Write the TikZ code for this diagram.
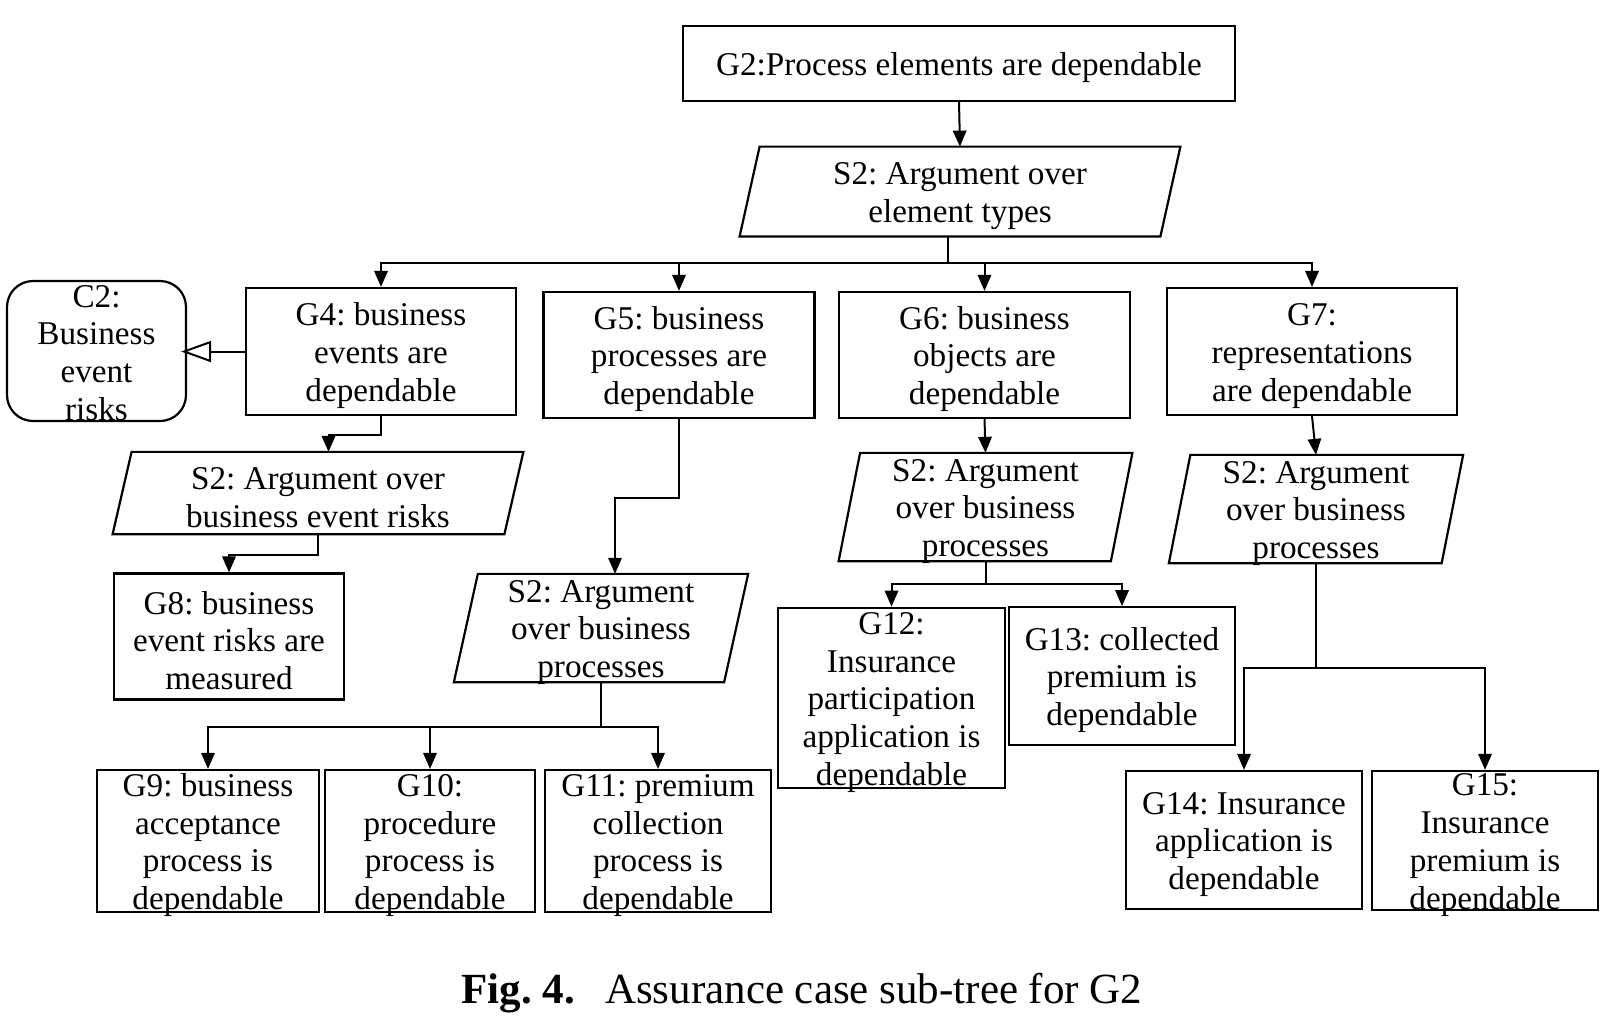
\documentclass[tikz,border=0pt]{standalone}
\usepackage{fontspec}
\setmainfont{Liberation Serif}
\usetikzlibrary{arrows.meta,calc}
\newcommand\fstrut{\rule{0pt}{15.5pt}}
\newcommand\cstrut{\rule{0pt}{13pt}}
\begin{document}
\frenchspacing
\begin{tikzpicture}[x=0.5pt,y=-0.5pt,
  txt/.style={inner xsep=0pt,inner ysep=-14pt,align=center,font=\fontsize{16.6}{18.9}\selectfont\frenchspacing},
  goal/.style={txt,draw,line width=1.1pt},
  ctx/.style={txt,draw,line width=1.1pt,rounded corners=13pt},
  strat/.style={txt},
  pgram/.style={line width=1.1pt,line join=miter},
  arr/.style={line width=1pt,-{Triangle[length=8pt,width=6.7pt]}},
  conn/.style={line width=1pt},
  inctx/.style={line width=1pt,-{Triangle[open,length=15pt,width=10.5pt,line width=1pt]}}]
\useasboundingbox[fill=white] (0,0) rectangle (1620,1025);

% top
\node[goal,minimum width=276pt,minimum height=37.5pt] (G2) at (959,63.5) {\fstrut G2:Process elements are dependable};
\node[strat,minimum width=220pt,minimum height=44.5pt] (S2top) at (960,191.5) {\fstrut S2: Argument over\\element types};
\draw[pgram] ($(S2top.north west)+(20,0)$) -- (S2top.north east) -- ($(S2top.south east)-(20,0)$) -- (S2top.south west) -- cycle;

% second level
\node[ctx,minimum width=89.5pt,minimum height=70pt] (C2) at (96.5,351) {\cstrut C2:\\Business\\event\\risks};
\node[goal,minimum width=135pt,minimum height=63.5pt] (G4) at (381,351.5) {\fstrut G4: business\\events are\\dependable};
\node[goal,minimum width=135.5pt,minimum height=63pt] (G5) at (679,355) {\fstrut G5: business\\processes are\\dependable};
\node[goal,minimum width=145.5pt,minimum height=63pt] (G6) at (984.5,355) {\fstrut G6: business\\objects are\\dependable};
\node[goal,minimum width=145pt,minimum height=63.5pt] (G7) at (1312,351.5) {\fstrut G7:\\representations\\are dependable};

% strategies
\node[strat,minimum width=205pt,minimum height=40.75pt] (S2a) at (318,493) {\fstrut S2: Argument over\\business event risks};
\draw[pgram] ($(S2a.north west)+(19,0)$) -- (S2a.north east) -- ($(S2a.south east)-(19,0)$) -- (S2a.south west) -- cycle;
\node[strat,minimum width=146.75pt,minimum height=53.75pt] (S2b) at (601,628) {\fstrut S2: Argument\\over business\\processes};
\draw[pgram] ($(S2b.north west)+(24,0)$) -- (S2b.north east) -- ($(S2b.south east)-(24,0)$) -- (S2b.south west) -- cycle;
\node[strat,minimum width=146.5pt,minimum height=53.75pt] (S2c) at (985.5,507) {\fstrut S2: Argument\\over business\\processes};
\draw[pgram] ($(S2c.north west)+(21.5,0)$) -- (S2c.north east) -- ($(S2c.south east)-(21.5,0)$) -- (S2c.south west) -- cycle;
\node[strat,minimum width=146.75pt,minimum height=53.75pt] (S2d) at (1316,509) {\fstrut S2: Argument\\over business\\processes};
\draw[pgram] ($(S2d.north west)+(21.5,0)$) -- (S2d.north east) -- ($(S2d.south east)-(21.5,0)$) -- (S2d.south west) -- cycle;

% leaves
\node[goal,minimum width=115pt,minimum height=63pt] (G8) at (229,636.5) {\fstrut G8: business\\event risks are\\measured};
\node[goal,minimum width=111pt,minimum height=71pt] (G9) at (208,841) {\fstrut G9: business\\acceptance\\process is\\dependable};
\node[goal,minimum width=104.75pt,minimum height=71pt] (G10) at (430,841) {\fstrut G10:\\procedure\\process is\\dependable};
\node[goal,minimum width=112.75pt,minimum height=71pt] (G11) at (658,841) {\fstrut G11: premium\\collection\\process is\\dependable};
\node[goal,minimum width=113.5pt,minimum height=90.25pt] (G12) at (891.5,698) {\fstrut G12:\\Insurance\\participation\\application is\\dependable};
\node[goal,minimum width=112.8pt,minimum height=68.75pt] (G13) at (1122,676) {\fstrut G13: collected\\premium is\\dependable};
\node[goal,minimum width=118pt,minimum height=69pt] (G14) at (1244,840) {\fstrut G14: Insurance\\application is\\dependable};
\node[goal,minimum width=113pt,minimum height=69.5pt] (G15) at (1485,840.5) {\fstrut G15:\\Insurance\\premium is\\dependable};

% connectors
\draw[arr] (G2.south) -- (S2top.north);
\coordinate (b1) at (948,262.5);
\draw[conn] (b1 |- S2top.south) -- (b1);
\draw[arr] (b1) -| (G4.north);
\draw[arr] (b1) -| (G5.north);
\draw[arr] (b1) -| (G6.north);
\draw[arr] (b1) -| (G7.north);
\draw[inctx] (G4.west) -- ($(G4.west -| C2.east)+(-6,0)$);
\draw[arr] (G4.south) -- ++(0,19) -| ($(S2a.north)+(10.5,0)$);
\draw[arr] (S2a.south) -- ++(0,21) -| (G8.north);
\draw[arr] (G5.south) -- ++(0,78.5) -| ($(S2b.north)+(14,0)$);
\coordinate (b2) at ($(S2b.south)+(0,44.5)$);
\draw[conn] (S2b.south) -- (b2);
\draw[arr] (b2) -| (G9.north);
\draw[arr] (b2) -| (G10.north);
\draw[arr] (b2) -| (G11.north);
\draw[arr] (G6.south) -- (S2c.north);
\coordinate (b3) at ($(S2c.south)+(0,23)$);
\draw[conn] (S2c.south) -- (b3);
\draw[arr] (b3) -| (G12.north);
\draw[arr] (b3) -| (G13.north);
\draw[arr] (G7.south) -- (S2d.north);
\coordinate (b4) at ($(S2d.south)+(0,104.5)$);
\draw[conn] (S2d.south) -- (b4);
\draw[arr] (b4) -| (G14.north);
\draw[arr] (b4) -| (G15.north);

% caption
\node[inner sep=0pt,font=\fontsize{21.5}{26}\selectfont] (cap) at (802,993) {\textbf{Fig. 4.}\hspace{15pt}Assurance case sub-tree for G2};
\end{tikzpicture}
\end{document}
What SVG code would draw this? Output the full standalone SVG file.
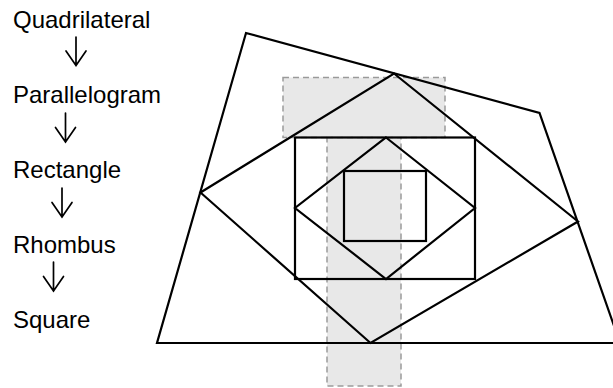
<svg xmlns="http://www.w3.org/2000/svg" width="613" height="388" viewBox="0 0 613 388">
<style>
.lbl{font-family:"Liberation Sans",Arial,sans-serif;font-size:24px;fill:#000}
.shade{fill:#e8e8e8;stroke:#9a9a9a;stroke-width:1.5;stroke-dasharray:6 4}
.fig{fill:none;stroke:#000;stroke-width:2.2;stroke-linejoin:miter}
.arr{fill:none;stroke:#000;stroke-width:1.7;stroke-linecap:round;stroke-linejoin:miter}
</style>
<rect width="613" height="388" fill="#fff"/>
<g id="node-quadrilateral"><text class="lbl" x="13" y="28">Quadrilateral</text></g>
<g id="node-parallelogram"><text class="lbl" x="13" y="102.5">Parallelogram</text></g>
<g id="node-rectangle"><text class="lbl" x="13" y="178">Rectangle</text></g>
<g id="node-rhombus"><text class="lbl" x="13" y="252.5">Rhombus</text></g>
<g id="node-square"><text class="lbl" x="13" y="327.5">Square</text></g>
<g id="connectors">
<path class="arr" d="M76 37V65.5M66 51L76 65.5L86 51"/>
<path class="arr" d="M65.5 113V142M55.5 127.5L65.5 142L75.5 127.5"/>
<path class="arr" d="M62 188V217M52 202.5L62 217L72 202.5"/>
<path class="arr" d="M53.5 262V291M43.5 276.5L53.5 291L63.5 276.5"/>
</g>
<g id="figure">
<rect class="shade" x="283" y="77.5" width="162" height="60"/>
<rect class="shade" x="327" y="137.5" width="74" height="248.5"/>
<polygon class="fig" points="246,33 539.5,113 620,343 157,343"/>
<polygon class="fig" points="394,73.5 578,221.5 370.5,343 200.5,192.5"/>
<rect class="fig" x="295" y="137.5" width="180" height="141.5"/>
<polygon class="fig" points="386,137.5 475,208 386,279 295,208"/>
<rect class="fig" x="344" y="171" width="82" height="70"/>
</g>
</svg>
═══
Without any pictures, write out the lines running from the one containing "What SVG code" through the end of the listing above, both included, exactly as given.

What SVG code would draw this? Output the full standalone SVG file.
<svg xmlns="http://www.w3.org/2000/svg" width="613" height="388" viewBox="0 0 613 388">
<style>
.lbl{font-family:"Liberation Sans",Arial,sans-serif;font-size:24px;fill:#000}
.shade{fill:#e8e8e8;stroke:#9a9a9a;stroke-width:1.5;stroke-dasharray:6 4}
.fig{fill:none;stroke:#000;stroke-width:2.2;stroke-linejoin:miter}
.arr{fill:none;stroke:#000;stroke-width:1.7;stroke-linecap:round;stroke-linejoin:miter}
</style>
<rect width="613" height="388" fill="#fff"/>
<g id="node-quadrilateral"><text class="lbl" x="13" y="28">Quadrilateral</text></g>
<g id="node-parallelogram"><text class="lbl" x="13" y="102.5">Parallelogram</text></g>
<g id="node-rectangle"><text class="lbl" x="13" y="178">Rectangle</text></g>
<g id="node-rhombus"><text class="lbl" x="13" y="252.5">Rhombus</text></g>
<g id="node-square"><text class="lbl" x="13" y="327.5">Square</text></g>
<g id="connectors">
<path class="arr" d="M76 37V65.5M66 51L76 65.5L86 51"/>
<path class="arr" d="M65.5 113V142M55.5 127.5L65.5 142L75.5 127.5"/>
<path class="arr" d="M62 188V217M52 202.5L62 217L72 202.5"/>
<path class="arr" d="M53.5 262V291M43.5 276.5L53.5 291L63.5 276.5"/>
</g>
<g id="figure">
<rect class="shade" x="283" y="77.5" width="162" height="60"/>
<rect class="shade" x="327" y="137.5" width="74" height="248.5"/>
<polygon class="fig" points="246,33 539.5,113 620,343 157,343"/>
<polygon class="fig" points="394,73.5 578,221.5 370.5,343 200.5,192.5"/>
<rect class="fig" x="295" y="137.5" width="180" height="141.5"/>
<polygon class="fig" points="386,137.5 475,208 386,279 295,208"/>
<rect class="fig" x="344" y="171" width="82" height="70"/>
</g>
</svg>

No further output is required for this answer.